2024-03-02 LAS Core Dump (Resolved)
Table of Contents
Event Description: LAS Core Dump
Event Start Time: 2024-03-02 13:06EST
Event End Time: 2024-03-02 13:23 EST
RFO Issue Date: 2024-03-04
Affected Services:
- Inbound and Outbound call services from the LAS datacenter.
Event Summary
The core NMS service crashed resulting in active calls to drop and registrations shift to other servers as part of their failover plan.
Event Timeline
March 2nd, 2024
- 13:06 EST - Core dump logged on oit-core-021-las.cls.iaas.run resulting in service degradation
- 13:11 EST - OIT Engineers alerted of SIP health checks failing for LAS
- 13:17 EST - System logs reported Core as back online
- 13:19 EST - OIT Engineers isolate the health check failure as a core dump
- 13:32 EST - System logs show SBUS, registration counts, and other services return to normal
- 13:33 EST - Announcement posted:
- At 1313 EST we received a notification from our Las Vegas core of a service interruption. Failover is working as intended and only active calls would have been impacted.
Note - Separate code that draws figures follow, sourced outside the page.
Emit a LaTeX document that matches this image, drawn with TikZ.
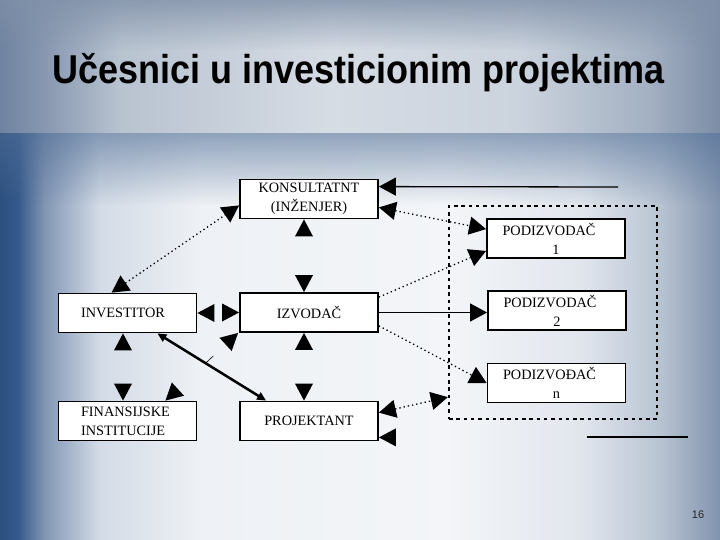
\documentclass[tikz,border=0pt]{standalone}
\usepackage{fontspec}
\usepackage{graphicx}
\setmainfont{Liberation Serif}
\newfontfamily\titlefont{Liberation Sans}
\usetikzlibrary{arrows.meta,calc,fadings}

\definecolor{b0}{HTML}{2B4F7F}
\definecolor{b1}{HTML}{35598A}
\definecolor{b2}{HTML}{8296B4}
\definecolor{b3}{HTML}{D3DBE6}
\definecolor{b4}{HTML}{EEF1F5}
\definecolor{b5}{HTML}{F3F5F8}
\definecolor{b6}{HTML}{E1E6ED}
\definecolor{b7}{HTML}{B9C4D3}
\definecolor{b8}{HTML}{8193AD}
\definecolor{t0}{HTML}{6F83A0}
\definecolor{t1}{HTML}{8595AE}
\definecolor{t2}{HTML}{B8C3D0}
\definecolor{t3}{HTML}{D6DCE4}
\definecolor{t4}{HTML}{CBD3DD}
\definecolor{t5}{HTML}{A3B0C2}
\definecolor{t6}{HTML}{7B8CA5}
\definecolor{topdark}{HTML}{7F90A8}
\definecolor{banddark}{HTML}{506E96}

\pgfdeclarehorizontalshading{bodyshade}{100bp}{color(0bp)=(b0); color(25bp)=(b0); color(26.25bp)=(b1); color(28.1bp)=(b2); color(31.9bp)=(b3); color(38.9bp)=(b4); color(56.25bp)=(b5); color(65.3bp)=(b6); color(70.8bp)=(b7); color(75bp)=(b8); color(100bp)=(b8)}
\pgfdeclarehorizontalshading{topshade}{100bp}{color(0bp)=(t0); color(25bp)=(t0); color(27.78bp)=(t1); color(33.33bp)=(t2); color(47.92bp)=(t3); color(61.11bp)=(t4); color(70.14bp)=(t5); color(75bp)=(t6); color(100bp)=(t6)}

\tikzfading[name=fadedown, top color=transparent!0, bottom color=transparent!100]

\tikzset{
  tipA/.tip={Triangle[length=17pt,width=18pt]},
  tipS/.tip={Triangle[length=9pt,width=8pt]},
  box/.style={draw=black, line width=1.8pt, fill=white, minimum width=138pt,
    minimum height=39pt, inner sep=0pt, font=\fontsize{14.3}{19}\selectfont, align=center},
  grpbox/.style={draw=black, line width=2.3pt, dash pattern=on 3.5pt off 3.8pt,
    minimum width=208pt, minimum height=213pt, inner sep=0pt},
  dotline/.style={line width=1.3pt, dash pattern=on 1.3pt off 3pt},
  thinline/.style={line width=1.3pt},
  tiptri/.pic={\fill[black] (0,0) -- (-17,-9) -- (-17,9) -- cycle;},
}

\begin{document}
\begin{tikzpicture}[x=1pt,y=-1pt]
\useasboundingbox (0,0) rectangle (720,540);
% background
\shade[shading=bodyshade] (0,0) rectangle (720,540);
\shade[shading=topshade] (0,0) rectangle (720,133);
\fill[topdark, opacity=0.8, path fading=fadedown] (0,0) rectangle (720,50);
\fill[banddark, opacity=0.6, path fading=fadedown] (0,133) rectangle (720,205);

% title and page number
\node[anchor=base west, inner sep=0pt, font=\titlefont\bfseries\fontsize{36}{40}\selectfont] (title) at (52,84) {\scalebox{1}[1.12]{Učesnici u investicionim projektima}};
\node[font=\titlefont\fontsize{11}{13}\selectfont, text=black!85] (pnum) at (698,515) {16};

% group of subcontractors
\node[grpbox] (grp) at (553,312.5) {};

% boxes
\node[box] (kon) at (309,199) {KONSULTATNT\\(INŽENJER)};
\node[box, text width=93pt, align=left] (inv) at (127.5,313) {INVESTITOR};
\node[box] (izv) at (309,312.5) {IZVODAČ};
\node[box, text width=93pt, align=left] (fin) at (127.5,421) {FINANSIJSKE\\INSTITUCIJE};
\node[box] (proj) at (309,421) {PROJEKTANT};
\node[box] (p1) at (556,238.5) {PODIZVODAČ\hspace*{14pt}\\1};
\node[box] (p2) at (557,310.5) {PODIZVODAČ\hspace*{14pt}\\2};
\node[box] (pn) at (556.5,383) {PODIZVOĐAČ\hspace*{14pt}\\n};

% left part
\draw[dotline, tipA-tipA] ($(inv.north west)+(54,0)$) -- ($(kon.south west)+(0,-14)$);
\pic[rotate=90] at ($(kon.south)+(-5,0)$) {tiptri};
\pic[rotate=-90] at ($(izv.north)+(-5,0)$) {tiptri};
\pic[rotate=180] at (inv.east) {tiptri};
\pic at (izv.west) {tiptri};
\pic[rotate=90] at ($(inv.south)+(-4.5,0)$) {tiptri};
\pic[rotate=-90] at ($(fin.north)+(-4.5,0)$) {tiptri};
\pic[rotate=90] at ($(izv.south)+(-5,0)$) {tiptri};
\pic[rotate=-90] at ($(proj.north)+(-5,0)$) {tiptri};

\coordinate (fa) at ($(fin.north east)+(-32,0)$);
\coordinate (fb) at ($(izv.south west)+(-1,0)$);
\pic[rotate=222.6] at (fa) {tiptri};
\pic[rotate=42.6] at (fb) {tiptri};
\draw[line width=0.6pt] ($(fa)!0.55!(fb)$) -- ($(fa)!0.66!(fb)$);

\draw[line width=2.5pt, tipS-tipS] ($(inv.south east)+(-40,0)$) -- ($(proj.north west)+(27,0)$);

% right part
\coordinate (ktop) at (618,187);
\draw[thinline, -tipA] (ktop) -- ($(kon.north east)+(0,8)$);
\draw[dotline, tipA-tipA] ($(kon.south east)+(0,-12)$) -- ($(p1.north west)+(0,11)$);
\draw[dotline, -tipA] ($(izv.north east)+(0,5)$) -- ($(p1.south west)+(0,-8)$);
\draw[thinline, -tipA] (izv.east) -- (izv.east -| p2.west);
\draw[dotline, -tipA] ($(izv.south east)+(0,-7)$) -- (pn.west);
\draw[dotline, tipA-tipA] ($(proj.north east)+(0,12)$) -- ($(grp.south west)+(0,-23)$);

\coordinate (bl1) at (587,437);
\coordinate (bl2) at (688,437);
\draw[thinline] (bl1) -- (bl2);
\pic[rotate=180] at ($(proj.south east)+(0,-4)$) {tiptri};
\end{tikzpicture}
\end{document}
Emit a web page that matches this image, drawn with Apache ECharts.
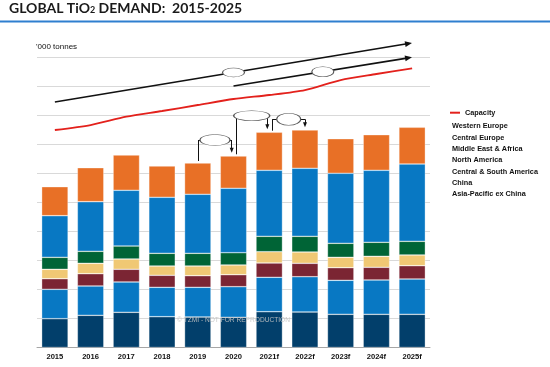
<!DOCTYPE html>
<html><head><meta charset="utf-8">
<script src="https://cdn.jsdelivr.net/npm/echarts@6/dist/echarts.min.js"></script>
<style>html,body{margin:0;padding:0;background:#fff}#c{width:550px;height:367px}</style>
</head><body><div id="c"></div>
<script>
// ---- data ('000 tonnes) ----
const categories = ['2015','2016','2017','2018','2019','2020','2021f','2022f','2023f','2024f','2025f'];
const westernEurope       = [1000,1172,1217,1080,1079,1113,1311,1321,1193,1228,1265];
const centralEurope       = [1435,1711,1921,1931,2035,2221,2276,2345,2414,2482,2666];
const middleEastAfrica    = [413,414,448,438,438,424,531,541,483,483,472];
const northAmerica        = [325,358,355,320,334,335,389,390,358,379,369];
const centralSouthAmerica = [365,424,438,414,400,413,493,462,435,438,459];
const china               = [1014,1011,1045,1014,1024,1056,1187,1217,1172,1183,1217];
const asiaPacificExChina  = [993,1110,1214,1062,1052,1041,1234,1224,1145,1145,1145];
const capacity            = [7500,7672,7959,8155,8362,8569,8707,8879,9224,9431,9628];
const legendNames = ['Western Europe','Central Europe','Middle East & Africa','North America','Central & South America','China','Asia-Pacific ex China'];

// annotations in data units (x = category index, y = '000 t)
const trendArrows = [ [[0,8466],[9.9,10480]], [[5,9017],[9.9,9988]] ];
const trendBubbles = [[5.0,9483],[7.5,9510]];
const calloutPaths = [
  [[4.015,6431],[4.015,7155],[4.950,7155],[4.950,6803]],
  [[5.070,6662],[5.070,7993],[5.946,7993],[5.946,7610]],
  [[6.086,7476],[6.086,7869],[7.001,7869],[7.001,7679]]
];
const calloutBubbles = [[4.482,7155],[5.510,7993],[6.545,7869]];

const FONT = 'Liberation Sans, Arial, sans-serif';
const chart = echarts.init(document.getElementById('c'), null, {renderer:'canvas'});

const segs = [];
trendArrows.forEach(p => {
  segs.push([{coord:p[0], symbol:'none'}, {coord:p[1], symbol:'triangle', symbolSize:[6,7]}]);
});
calloutPaths.forEach(path => {
  for (let i = 0; i < path.length - 1; i++) {
    const last = i === path.length - 2;
    segs.push([{coord:path[i], symbol:'none', lineStyle:{width:1}},
               {coord:path[i+1], symbol: last ? 'triangle' : 'none', symbolSize:[4,5]}]);
  }
});
const ellipse = 'path://M0 1A1 1 0 1 0 2 1A1 1 0 1 0 0 1Z';
const bubbleData = [
  {value: trendBubbles[0], symbolSize:[22,9]},
  {value: trendBubbles[1], symbolSize:[22,10]},
  {value: calloutBubbles[0], symbolSize:[30,11]},
  {value: calloutBubbles[1], symbolSize:[36,10]},
  {value: calloutBubbles[2], symbolSize:[24,12]}
];

function bar(name, data, color) {
  return {name, type:'bar', stack:'total', data, barWidth:'74%',
    itemStyle:{color, borderColor:'rgba(255,255,255,0.55)', borderWidth:0.6}};
}
const legendText = {fontSize:7.3, fontWeight:'bold', color:'#111', fontFamily:FONT, lineHeight:9};

chart.setOption({
  animation:false,
  title:{
    text:'{a|GLOBAL TiO}{s|2}{a| DEMAND:  2015-2025}',
    left:9, top:0, padding:0,
    textStyle:{rich:{
      a:{fontFamily:'Lato, sans-serif', fontWeight:'bold', fontSize:14, color:'#1a1a1a', lineHeight:16},
      s:{fontFamily:'Lato, sans-serif', fontWeight:'bold', fontSize:9, color:'#1a1a1a', lineHeight:16, padding:[5,0,0,0]}
    }}
  },
  graphic:[
    {type:'line', shape:{x1:0,y1:21.5,x2:550,y2:21.5}, style:{stroke:'#2f7fcf', lineWidth:2}},
    {type:'text', left:36, top:43, style:{text:"'000 tonnes", font:'8px '+FONT, fill:'#111'}},
    {type:'text', left:177, top:317, z:100, style:{text:'\u00A9 TZMI - NOT FOR REPRODUCTION', font:'6.6px '+FONT, fill:'rgba(195,195,195,0.9)'}}
  ],
  legend:[
    {data:[{name:'Capacity', icon:'rect'}], left:450, top:108.2, padding:0, itemWidth:10, itemHeight:2,
     selectedMode:false, textStyle:legendText},
    {data:legendNames, orient:'vertical', left:446, top:121.8, padding:0, itemWidth:0, itemHeight:5, itemGap:2.3,
     selectedMode:false, itemStyle:{opacity:0}, textStyle:legendText}
  ],
  grid:[
    {left:37, right:120, top:57.5, bottom:19.5},
    {left:37, right:120, top:28.5, bottom:19.5}
  ],
  xAxis:[
    {type:'category', data:categories, gridIndex:0,
     axisLine:{lineStyle:{color:'#a6a6a6'}}, axisTick:{length:4, lineStyle:{color:'#a6a6a6'}},
     axisLabel:{fontSize:7.6, fontWeight:'bold', color:'#111', fontFamily:FONT, margin:5}},
    {type:'value', gridIndex:1, min:-0.5, max:10.5, show:false}
  ],
  yAxis:[
    {type:'value', gridIndex:0, min:0, max:10000, interval:1000,
     axisLabel:{show:false}, axisLine:{show:false}, axisTick:{show:false},
     splitLine:{lineStyle:{color:'#d9d9d9', width:1}}},
    {type:'value', gridIndex:1, min:0, max:11000, show:false, splitLine:{show:false}}
  ],
  series:[
    bar('Asia-Pacific ex China', asiaPacificExChina, '#023f6b'),
    bar('China', china, '#0878c3'),
    bar('Central & South America', centralSouthAmerica, '#7b2533'),
    bar('North America', northAmerica, '#f0c874'),
    bar('Middle East & Africa', middleEastAfrica, '#006436'),
    bar('Central Europe', centralEurope, '#0878c3'),
    bar('Western Europe', westernEurope, '#e87026'),
    {name:'Capacity', type:'line', data:capacity, symbol:'none', smooth:0.25, z:4,
     lineStyle:{color:'#e3211c', width:1.8}, itemStyle:{color:'#e3211c'}},
    {type:'scatter', xAxisIndex:1, yAxisIndex:1, data:[], silent:true,
     markLine:{silent:true, animation:false, label:{show:false}, emphasis:{disabled:true},
       lineStyle:{color:'#111', width:1.6, type:'solid'}, itemStyle:{color:'#111'},
       data:segs}},
    {type:'scatter', xAxisIndex:1, yAxisIndex:1, data:bubbleData, symbol:ellipse, z:20, silent:true,
     itemStyle:{color:'#fff', borderColor:'#555', borderWidth:0.8, opacity:1}}
  ]
});
</script></body></html>
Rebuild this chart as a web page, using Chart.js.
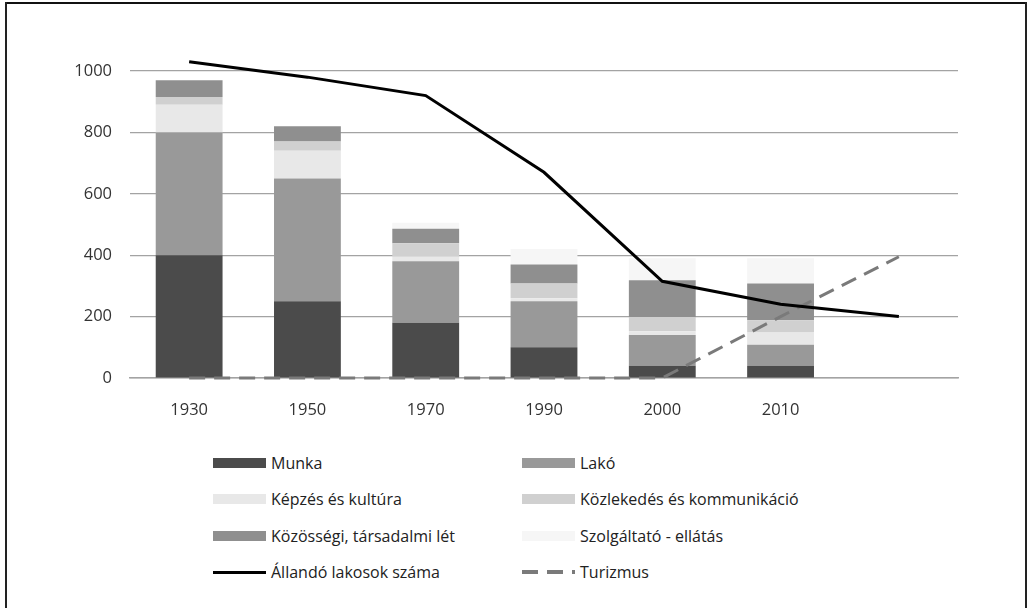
<!DOCTYPE html>
<html>
<head>
<meta charset="utf-8">
<script src="https://cdn.jsdelivr.net/npm/chart.js@4.4.0/dist/chart.umd.min.js"></script>
<style>
  html, body { margin: 0; padding: 0; background: #fff; }
  body { width: 1027px; height: 608px; position: relative; overflow: hidden; font-family: "Open Sans", sans-serif; }
  #frameTop { position: absolute; left: 5px; top: 2px; width: 1022px; height: 2px; background: #111; }
  #frameLeft { position: absolute; left: 5px; top: 2px; width: 2px; height: 606px; background: #222; }
  #frameRight { position: absolute; left: 1025px; top: 2px; width: 2px; height: 606px; background: #222; }
  #wrap { position: absolute; left: 0; top: 0; width: 1027px; height: 430px; }
  #legend { position: absolute; left: 0; top: 0; }
  .item { position: absolute; height: 22px; display: flex; align-items: center; font-size: 16px; color: #222; white-space: nowrap; }
  .sw { width: 53px; height: 10px; margin-right: 5px; flex: none; }
  .ln { width: 53px; height: 3px; margin-right: 5px; flex: none; }
</style>
</head>
<body>
<div id="frameTop"></div><div id="frameLeft"></div><div id="frameRight"></div>
<div id="wrap"><canvas id="c"></canvas></div>
<div id="legend"></div>
<script>
const categories = ['1930', '1950', '1970', '1990', '2000', '2010', ''];
const munka       = [400, 250, 180, 100, 40, 40, null];
const lako        = [400, 400, 200, 150, 100, 68, null];
const kepzes      = [90, 90, 15, 10, 12, 40, null];
const kozlekedes  = [25, 30, 44, 48, 46, 40, null];
const kozossegi   = [55, 50, 47, 62, 120, 120, null];
const szolgaltato = [0, 0, 20, 50, 72, 82, null];
const allando     = [1030, 980, 920, 670, 315, 240, 200];
const turizmus    = [0, 0, 0, 0, 0, 200, 395];
const yTicks      = [0, 200, 400, 600, 800, 1000];

const barDs = (label, data, color) => ({
  type: 'bar', label, data, backgroundColor: color, borderWidth: 0,
  stack: 's', order: 2, barPercentage: 1, categoryPercentage: 0.565
});

const datasets = [
  barDs('Munka', munka, '#4b4b4b'),
  barDs('Lakó', lako, '#999999'),
  barDs('Képzés és kultúra', kepzes, '#e8e8e8'),
  barDs('Közlekedés és kommunikáció', kozlekedes, '#d0d0d0'),
  barDs('Közösségi, társadalmi lét', kozossegi, '#8f8f8f'),
  barDs('Szolgáltató - ellátás', szolgaltato, '#f6f6f6'),
  { type: 'line', label: 'Állandó lakosok száma', data: allando, borderColor: '#000', borderWidth: 3,
    pointRadius: 0, tension: 0, fill: false, order: 0, clip: false, stack: 'lineA' },
  { type: 'line', label: 'Turizmus', data: turizmus, borderColor: '#7a7a7a', borderWidth: 3,
    borderDash: [16, 9], pointRadius: 0, tension: 0, fill: false, order: 1, clip: false, stack: 'lineB' }
];

const chart = new Chart(document.getElementById('c'), {
  data: { labels: categories, datasets },
  options: {
    responsive: true, maintainAspectRatio: false, animation: false,
    layout: { padding: { left: 0, top: 71, right: 69, bottom: 0 } },
    plugins: { legend: { display: false }, tooltip: { enabled: false } },
    scales: {
      x: {
        stacked: true,
        grid: { display: false, drawTicks: false },
        border: { display: true, color: '#a3a3a3', width: 1.5 },
        ticks: { padding: 22, color: '#333', font: { family: 'Open Sans', size: 16.5 } },
        afterFit: s => { s.height = 52; }
      },
      y: {
        stacked: true, min: 0, max: 1000,
        afterBuildTicks: s => { s.ticks = yTicks.map(v => ({ value: v })); },
        grid: { color: '#a3a3a3', lineWidth: 1.2, drawTicks: false },
        border: { display: false },
        ticks: { padding: 18, color: '#333', font: { family: 'Open Sans', size: 16.5 },
                 callback: v => String(v) },
        afterFit: s => { s.width = 130; }
      }
    }
  }
});

// HTML legend built from the chart datasets
const legendEl = document.getElementById('legend');
const colX = [213, 522];
const rowY = [463, 499, 536, 572];
chart.data.datasets.forEach((ds, i) => {
  const item = document.createElement('div');
  item.className = 'item';
  item.style.left = colX[i % 2] + 'px';
  item.style.top = (rowY[Math.floor(i / 2)] - 11) + 'px';
  const sw = document.createElement('div');
  if (ds.type === 'line') {
    sw.className = 'ln';
    if (ds.borderDash) {
      sw.style.background = 'repeating-linear-gradient(90deg,' + ds.borderColor + ' 0 16px, transparent 16px 25px)';
      sw.style.height = '4px';
    } else {
      sw.style.background = ds.borderColor;
    }
  } else {
    sw.className = 'sw';
    sw.style.background = ds.backgroundColor;
  }
  item.appendChild(sw);
  const t = document.createElement('span');
  t.textContent = ds.label;
  item.appendChild(t);
  legendEl.appendChild(item);
});
</script>
</body>
</html>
Services are returning to normal and we are currently investigating. Next update by 1400est
- 14:06 EST - Final announcement posted:
- We are continuing to monitor performance and services have returned to normal. We will continue to monitor and follow up with our MIR in the next 48 hours.
Root Cause
Core service sipbx segmentation faulted and caused a core dump. Segmentation fault was linked to known bug NMS-2659
Future Preventative Action
The bug that caused this failure is resolved in platform update v44 and higher. We are already testing that platform internally and will be upgrading after all tests are completed and maintenance upgrade window scheduled.